2014 GSA Annual Meeting in Vancouver, British Columbia (19–22 October 2014)

Paper No. 27-9
Presentation Time: 10:00 AM


CORCORAN, Patricia L., ARANHA, Rohan, HILL, Carolyn M. and LONGSTAFFE, Fred J., Earth Sciences, University of Western Ontario, 1151 Richmond St. N, London, ON N6A5B7, Canada, pcorcor@uwo.ca

The up to 12 km thick, Paleoproterozoic Huronian Supergroup is composed of lower, rift-related and upper, passive margin-related successions that developed following break-up of the late Archean supercontinent Kenorland. Basal volcanic units, syn-deformational structures, fluvial deposits, and a limited lateral extent for the lower Huronian Supergroup support the rift basin interpretation.

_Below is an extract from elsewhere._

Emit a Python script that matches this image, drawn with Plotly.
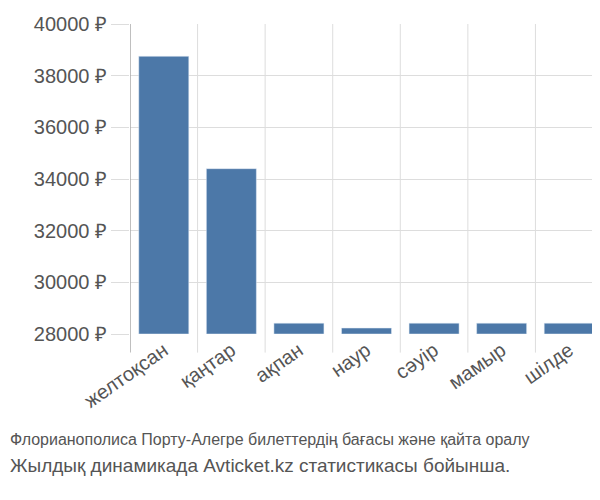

In contrast, significant lateral extent of the upper glaciogenic deposits and overlying quartz arenite units containing wave ripples, herringbone cross strata and dessication cracks, is more akin to deposition along a passive margin. Similar stratigraphic transitions from coarse alluvial continental sedimentation to quartz-dominated, shallow marine deposition are found on cratons worldwide. Although the majority of the Huronian formations have been studied extensively, relatively little is known about the uppermost Gordon Lake and Bar River formations. These formations are significant because i) they are inferred to have been deposited immediately following the rise of atmospheric oxygen, and ii) they represent the last period of deposition prior to the Great Stratigraphic Gap. Near Elliot Lake, Canada, the Gordon Lake Formation is composed mainly of chert, quartz-rich siltstone and fine grained sandstone, whereas the Bar River Formation contains quartz arenite, minor siltstone and quartz-pebble conglomerate. Sedimentary facies analysis reveals an abundance and great variety of mud cracks and ripples between successive beds, indicating periodic alternation between shallow marine and subaerial conditions. The Bar River Formation also contains abundant trough cross-beds at various scales that are locally comparable to fluvial structures. This is in marked contrast to Bar River quartz arenites 100 km to the east that mainly contain small-scale planar and trough cross-beds, and wave ripples consistent with an upper shoreface setting. The complexity of the structures and facies across such an expansive area indicates that assigning the deposits to only one depositional environment, as previous workers have attempted, may be short-sighted. The abundance of quartz in both formations is probably not a function of climate, but rather of source composition, recycling and depositional environment.